Reasons for the order:

SCHIMMING-CHASE, J:


Introduction


[1] This is an urgent application wherein the applicant seeks to interdict the respondent, being the National Commission on Research, Science and Technology, from proceeding with the process of recruitment of the position of Head of Corporate Communications and Marketing. This relief, it appears, is sought pending the finalisation of an internal grievance procedure launched by the applicant (in person), in an attempt to be permitted to participate as a potential candidate for the aforementioned position.


Urgency


[2] Rule 73 governs urgent applications in this court. Rule 73(3) and Rule 73(4) provide that:

(3) In an urgent application the court may dispense with the forms and service provided in these rules and may dispose of the application at such time and place and in such manner and in accordance with such procedure which must as far as practicable be in terms of these rules or as the court considers fair and appropriate.


(4) In an affidavit filed in support of an application under subrule (1), the applicant must set out explicitly - (a) the circumstances which he or she avers render the matter urgent; and

(b) the reasons why he or she claims he or she could not be afforded substantial redress at a hearing in due course. . .’ (emphasis supplied)


[3] A consideration of the applicant’s notice of motion and founding affidavit make it apparent that the applicant has failed to meet the threshold which every applicant in an urgent application should meet, as required by Rule 73(3) and (4). I demonstrate below why this is the case

[4] Firstly, in the notice of motion, the applicant does not seek an order that the court dispense with the forms and service provided in the rules nor does the applicant pray that the matter be heard as one of urgency. In Kempinski Nature Reserve Estate CC v Square Foot Developers1 Masuku, J reasoned that this failure has the effect that the application cannot be regarded as one that is urgent because the court grants orders based on the prayers requested in the notice of motion, and the prayer requesting the matter to be heard as one of urgency, is critical, as it determines how the court is requested to deal with the matter so that an applicant can ‘jump the queue’ as it were. Thus, the absence of the relevant prayer in the notice of motion is accordingly fatal and should result in the matter not being so enrolled.


[5] Further, it is necessary to point out that, the notice of motion is not on form 17. On form 17, an applicant is required to set out timelines within which an answering affidavit is to be delivered by the respondents who elect to oppose the application, and in this regard to set out the timelines for a replying affidavit as well. The applicant’s notice of motion does not contain any provision for the delivery of an answering affidavit, only for the delivery of a notice to oppose.


[6] Secondly, the applicant’s founding affidavit does not explicitly set out the circumstances that renders her application urgent and the reasons why she is of the view that she cannot be afforded substantial redress in due course. No facts in support of urgency or even the time frame relied on which renders the matter urgent are provided at all.

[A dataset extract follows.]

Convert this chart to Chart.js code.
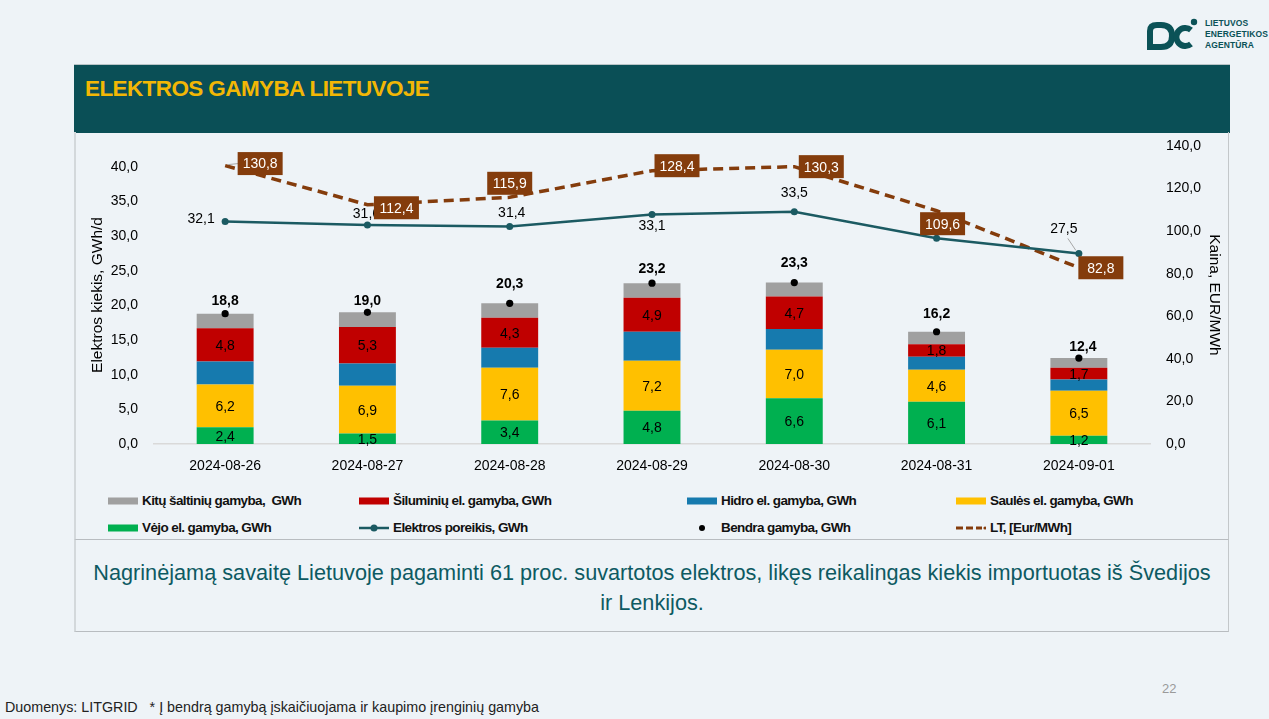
<!DOCTYPE html>
<html lang="lt">
<head>
<meta charset="utf-8">
<title>Elektros gamyba Lietuvoje</title>
<script src="https://cdn.jsdelivr.net/npm/chart.js@4.4.1/dist/chart.umd.min.js"></script>
<style>
  body { margin: 0; width: 1269px; height: 719px; background: #EEF3F7; position: relative; overflow: hidden;
         font-family: "Liberation Sans", Arial, sans-serif; }
  .logo { position: absolute; left: 1144px; top: 16px; }
  .logo-txt { position: absolute; left: 1205px; top: 18px; color: #0B5257; font-weight: bold; font-size: 8.5px; line-height: 11px; letter-spacing: 0.1px; }
  .header { position: absolute; left: 74px; top: 64px; width: 1156px; height: 68px; background: #0A4F56; border-top: 1px solid #B9C4C7; }
  .header h1 { margin: 0; position: absolute; left: 11px; top: 11px; color: #F2B705; font-size: 22.5px; font-weight: bold; letter-spacing: -0.6px; }
  .panel { position: absolute; left: 74px; top: 132px; width: 1155px; height: 408px; border-left: 2px solid #D3D8DB; border-right: 1px solid #C3C7CA; border-bottom: 1px solid #B8BCC0; box-sizing: border-box; }
  .note { position: absolute; left: 74px; top: 540px; width: 1155px; height: 92px; border-left: 2px solid #D3D8DB; border-right: 1px solid #C3C7CA; border-bottom: 1px solid #B8BCC0; box-sizing: border-box;
          color: #0D5A62; font-size: 21.7px; text-align: center; line-height: 30px; padding-top: 18px; }
  #chart { position: absolute; left: 75px; top: 132px; }
  .leg { position: absolute; display: flex; align-items: center; font-size: 13.5px; letter-spacing: -0.6px; font-weight: bold; color: #111; white-space: pre; }
  .leg .mk { width: 30px; height: 14px; margin-right: 4px; position: relative; }
  .foot { position: absolute; left: 5px; top: 699px; font-size: 14.3px; color: #222; white-space: pre; }
  .page { position: absolute; left: 1162px; top: 681px; font-size: 13px; color: #9A9A9A; }
</style>
</head>
<body>

<svg class="logo" width="58" height="38" viewBox="0 0 58 38">
  <path d="M6 31 L6 15 Q6 9 13 9 L17 9 Q28 9 28 20 Q28 31 17 31 Z" fill="none" stroke="#0B5257" stroke-width="6"/>
  <path d="M47 14 A9 9 0 1 0 47 28" fill="none" stroke="#0B5257" stroke-width="6"/>
  <circle cx="50" cy="6" r="3.2" fill="#0B5257"/>
</svg>
<div class="logo-txt">LIETUVOS<br>ENERGETIKOS<br>AGENTŪRA</div>

<div class="header"><h1>ELEKTROS GAMYBA LIETUVOJE</h1></div>
<div class="panel"></div>
<canvas id="chart" width="1155" height="345"></canvas>
<div id="legend"></div>
<div class="note">Nagrinėjamą savaitę Lietuvoje pagaminti 61 proc. suvartotos elektros, likęs reikalingas kiekis importuotas iš Švedijos<br>ir Lenkijos.</div>
<div class="page">22</div>
<div class="foot">Duomenys: LITGRID   * Į bendrą gamybą įskaičiuojama ir kaupimo įrenginių gamyba</div>

<script>
// Duomenys
const dates = ['2024-08-26', '2024-08-27', '2024-08-28', '2024-08-29', '2024-08-30', '2024-08-31', '2024-09-01'];
const vejo = [2.4, 1.5, 3.4, 4.8, 6.6, 6.1, 1.2];
const saules = [6.2, 6.9, 7.6, 7.2, 7.0, 4.6, 6.5];
const hidro = [3.3, 3.2, 2.9, 4.2, 3.0, 1.9, 1.6];
const siluminiu = [4.8, 5.3, 4.3, 4.9, 4.7, 1.8, 1.7];
const kitu = [2.1, 2.1, 2.1, 2.1, 2.0, 1.8, 1.4];
const bendra = [18.8, 19.0, 20.3, 23.2, 23.3, 16.2, 12.4];
const poreikis = [32.1, 31.6, 31.4, 33.1, 33.5, 29.7, 27.5];
const kaina = [130.8, 112.4, 115.9, 128.4, 130.3, 109.6, 82.8];
const leftTicks = [0, 5, 10, 15, 20, 25, 30, 35, 40];

const colors = {
  kitu: '#A0A0A0', siluminiu: '#C00000', hidro: '#167AAE', saules: '#FFC000', vejo: '#00B050',
  poreikis: '#1B5A62', bendra: '#000000', kaina: '#843C0C'
};

// etikečių poslinkiai (px) nuo taško
const porOffsets = [[-24, -2], [-1, -11], [2, -13], [0, 12], [0, -19], [0, -13], [-15, -24]];
const bendOffsets = [[0, -13], [0, -11], [0, -19], [0, -14], [0, -19], [0, -18], [4, -11]];
const kainaOffsets = [[35, -2], [29, 3], [0, -14], [25, -5], [27, 0], [6, 13], [22, 0]];

const fmt = v => v.toFixed(1).replace('.', ',');

const labelPlugin = {
  id: 'valueLabels',
  afterDatasetsDraw(chart) {
    const ctx = chart.ctx;
    ctx.save();
    ctx.textAlign = 'center';
    ctx.textBaseline = 'middle';

    // reikšmės stulpeliuose
    ctx.font = '14px "Liberation Sans", Arial, sans-serif';
    ctx.fillStyle = '#000';
    chart.data.datasets.forEach((ds, i) => {
      if (!ds.showValues) return;
      chart.getDatasetMeta(i).data.forEach((el, j) => {
        const p = el.getProps(['x', 'y', 'base'], true);
        ctx.fillText(fmt(ds.data[j]), p.x, (p.y + p.base) / 2 + 1);
      });
    });

    const find = key => chart.data.datasets.findIndex(d => d.key === key);

    // poreikis
    const pm = chart.getDatasetMeta(find('poreikis'));
    pm.data.forEach((pt, j) => {
      const [dx, dy] = porOffsets[j];
      if (j === 6) {
        ctx.strokeStyle = '#A6A6A6';
        ctx.lineWidth = 1;
        ctx.beginPath();
        ctx.moveTo(pt.x + dx + 4, pt.y + dy + 9);
        ctx.lineTo(pt.x - 3, pt.y - 3);
        ctx.stroke();
      }
      ctx.fillStyle = '#000';
      ctx.fillText(fmt(poreikis[j]), pt.x + dx, pt.y + dy);
    });

    // bendra gamyba
    ctx.font = 'bold 14px "Liberation Sans", Arial, sans-serif';
    const bm = chart.getDatasetMeta(find('bendra'));
    bm.data.forEach((pt, j) => {
      const [dx, dy] = bendOffsets[j];
      ctx.fillText(fmt(bendra[j]), pt.x + dx, pt.y + dy);
    });

    // kainos
    ctx.font = '14px "Liberation Sans", Arial, sans-serif';
    const km = chart.getDatasetMeta(find('kaina'));
    km.data.forEach((pt, j) => {
      const [dx, dy] = kainaOffsets[j];
      const cx = pt.x + dx, cy = pt.y + dy;
      if (j === 0) {
        ctx.strokeStyle = '#A6A6A6';
        ctx.lineWidth = 1;
        ctx.beginPath();
        ctx.moveTo(cx - 22, cy);
        ctx.lineTo(pt.x + 3, pt.y - 1);
        ctx.stroke();
      }
      ctx.fillStyle = colors.kaina;
      ctx.fillRect(cx - 22.5, cy - 11.5, 45, 23);
      ctx.fillStyle = '#fff';
      ctx.fillText(fmt(kaina[j]), cx, cy + 1);
    });
    ctx.restore();
  }
};

const barSet = (key, label, data, showValues) => ({
  key, label, data, type: 'bar', showValues,
  backgroundColor: colors[key], borderWidth: 0,
  yAxisID: 'y', stack: 'gamyba', order: 5,
  barPercentage: 0.4, categoryPercentage: 1
});

new Chart(document.getElementById('chart'), {
  data: {
    labels: dates,
    datasets: [
      barSet('vejo', 'Vėjo el. gamyba, GWh', vejo, true),
      barSet('saules', 'Saulės el. gamyba, GWh', saules, true),
      barSet('hidro', 'Hidro el. gamyba, GWh', hidro, false),
      barSet('siluminiu', 'Šiluminių el. gamyba, GWh', siluminiu, true),
      barSet('kitu', 'Kitų šaltinių gamyba,  GWh', kitu, false),
      {
        key: 'kaina', label: 'LT, [Eur/MWh]', type: 'line', data: kaina, yAxisID: 'y1', stack: 'k', order: 3,
        borderColor: colors.kaina, borderWidth: 3.5, borderDash: [10, 6], pointRadius: 0, fill: false, tension: 0
      },
      {
        key: 'poreikis', label: 'Elektros poreikis, GWh', type: 'line', data: poreikis, yAxisID: 'y', stack: 'p', order: 2,
        borderColor: colors.poreikis, borderWidth: 2.5, pointRadius: 3.5, pointBackgroundColor: colors.poreikis,
        pointBorderWidth: 0, fill: false, tension: 0
      },
      {
        key: 'bendra', label: 'Bendra gamyba, GWh', type: 'line', data: bendra, yAxisID: 'y', stack: 'b', order: 1,
        showLine: false, pointRadius: 3.6, pointBackgroundColor: colors.bendra, pointBorderWidth: 0
      }
    ]
  },
  options: {
    responsive: false,
    animation: false,
    layout: { autoPadding: false, padding: { top: 14, left: 0, right: 0, bottom: 0 } },
    plugins: { legend: { display: false }, tooltip: { enabled: false } },
    scales: {
      x: {
        stacked: true,
        grid: { display: false, drawTicks: false },
        border: { color: '#D9D9D9', width: 1.5 },
        ticks: { color: '#000', font: { size: 14, family: '"Liberation Sans", Arial, sans-serif' }, padding: 14, maxRotation: 0 },
        afterFit: s => { s.height = 33; }
      },
      y: {
        stacked: true, position: 'left', min: 0, max: 43,
        grid: { display: false, drawTicks: false },
        border: { display: false },
        afterBuildTicks: s => { s.ticks = leftTicks.map(v => ({ value: v })); },
        ticks: { color: '#000', padding: 16, font: { size: 14, family: '"Liberation Sans", Arial, sans-serif' }, callback: v => fmt(v) },
        title: { display: true, text: 'Elektros kiekis, GWh/d', color: '#000', padding: { top: 13 },
                 font: { size: 15.5, family: '"Liberation Sans", Arial, sans-serif' } },
        afterFit: s => { s.width = 79; s.paddingTop = 0; s.paddingBottom = 0; }
      },
      y1: {
        position: 'right', min: 0, max: 140,
        grid: { display: false, drawTicks: false },
        border: { display: false },
        ticks: { stepSize: 20, color: '#000', padding: 16, font: { size: 14, family: '"Liberation Sans", Arial, sans-serif' }, callback: v => fmt(v) },
        title: { display: true, text: 'Kaina, EUR/MWh', color: '#000', padding: { top: 6 },
                 font: { size: 15.5, family: '"Liberation Sans", Arial, sans-serif' } },
        afterFit: s => { s.width = 80; s.paddingTop = 0; s.paddingBottom = 0; }
      }
    }
  },
  plugins: [labelPlugin]
});

// legenda
const legendItems = [
  { kind: 'rect', key: 'kitu', text: 'Kitų šaltinių gamyba,  GWh' },
  { kind: 'rect', key: 'siluminiu', text: 'Šiluminių el. gamyba, GWh' },
  { kind: 'rect', key: 'hidro', text: 'Hidro el. gamyba, GWh' },
  { kind: 'rect', key: 'saules', text: 'Saulės el. gamyba, GWh' },
  { kind: 'rect', key: 'vejo', text: 'Vėjo el. gamyba, GWh' },
  { kind: 'line', key: 'poreikis', text: 'Elektros poreikis, GWh' },
  { kind: 'dot', key: 'bendra', text: 'Bendra gamyba, GWh' },
  { kind: 'dash', key: 'kaina', text: 'LT, [Eur/MWh]' }
];
const legCols = [108, 359, 687, 956];
const legRows = [501, 528];
const legend = document.getElementById('legend');
legendItems.forEach((it, i) => {
  const d = document.createElement('div');
  d.className = 'leg';
  d.style.left = legCols[i % 4] + 'px';
  d.style.top = (legRows[Math.floor(i / 4)] - 8) + 'px';
  const c = colors[it.key];
  let svg = '';
  if (it.kind === 'rect') svg = `<rect x="0" y="3.5" width="30" height="7" fill="${c}"/>`;
  if (it.kind === 'line') svg = `<line x1="0" y1="7" x2="30" y2="7" stroke="${c}" stroke-width="2.5"/><circle cx="15" cy="7" r="3.5" fill="${c}"/>`;
  if (it.kind === 'dot') svg = `<circle cx="15" cy="7" r="3" fill="${c}"/>`;
  if (it.kind === 'dash') svg = `<line x1="0" y1="7" x2="26" y2="7" stroke="${c}" stroke-width="3" stroke-dasharray="7,3"/><circle cx="29" cy="7" r="1.6" fill="${c}"/>`;
  d.innerHTML = `<svg class="mk" width="30" height="14">${svg}</svg>${it.text}`;
  legend.appendChild(d);
});
</script>
</body>
</html>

[7] Thirdly, the applicant attaches quite a number of annexures in her affidavit. These annexures are not properly identified. More importantly the court is not apprised in any way or form, on which portions of the annexures attached she relies on for the relief sought.


[8] In Nelumbu and Others v Hikumwah and Others2, the Supreme Court reiterated the principles related to affidavits in motion proceedings as follows. Evidence in motion proceedings is contained in the affidavits filed by the parties. The affidavits constitute both the pleadings and the evidence and enables the court to define the issues between the parties. The affidavits also enable the parties to know the case that must be met, and in respect of which they must adduce evidence in their affidavits. Since affidavits constitute both the pleadings and the evidence in motion proceedings, a litigant must ensure that all the evidence necessary to support the case is included in the affidavit. When reliance is placed on material contained in annexures, the affidavit must clearly state what portions in the accompanying annexures the deponent relies on. It is not sufficient merely to attach supporting documents and to expect the opponent and the court to draw conclusions from them. In other words, it is not proper for a litigant to attach annexures without identifying in the affidavit the key facts in the annexure upon which the litigant relies. What is required is the identification of the portions in the annexures on which reliance is placed and an indication of the case which is sought to be made out on the strength of those portions.


[9] It is for the above reasons that the applicant’s application falls to be struck.


[10] I take note that the respondents have filed notices of opposition. No answering affidavits have been filed yet. However, given the state of the founding papers at this stage, it would be in line with the principles of judicial case management, the integrity of the urgent roll, and judicial and other resources to consider the application as it stands, as it is trite that an applicant stands or falls by her founding papers.


[11] In the result the following order is made:


1. The application is struck from the roll with costs for lack of urgency..

2. The urgent application is regarded finalised.



Judge’s signature:

Note to the parties:



Schimming-Chase J

Not applicable.

Counsel:

Applicant

Respondents

A Ntemwa

(In person)

L Williams

Koep & Partners, Windhoek









1 Kempinski Nature Reserve Estate CC v Square Foot Developers (HC-MD-CIV-MOT-GEN-2019/000317) [2019] NAHCMD 304 (27 August 2019) para 2.

2 Nelumbu and Others v Hikumwah and Others 2017 (2) NR 433 (SC) at paras 41-44 and the authorities there collected.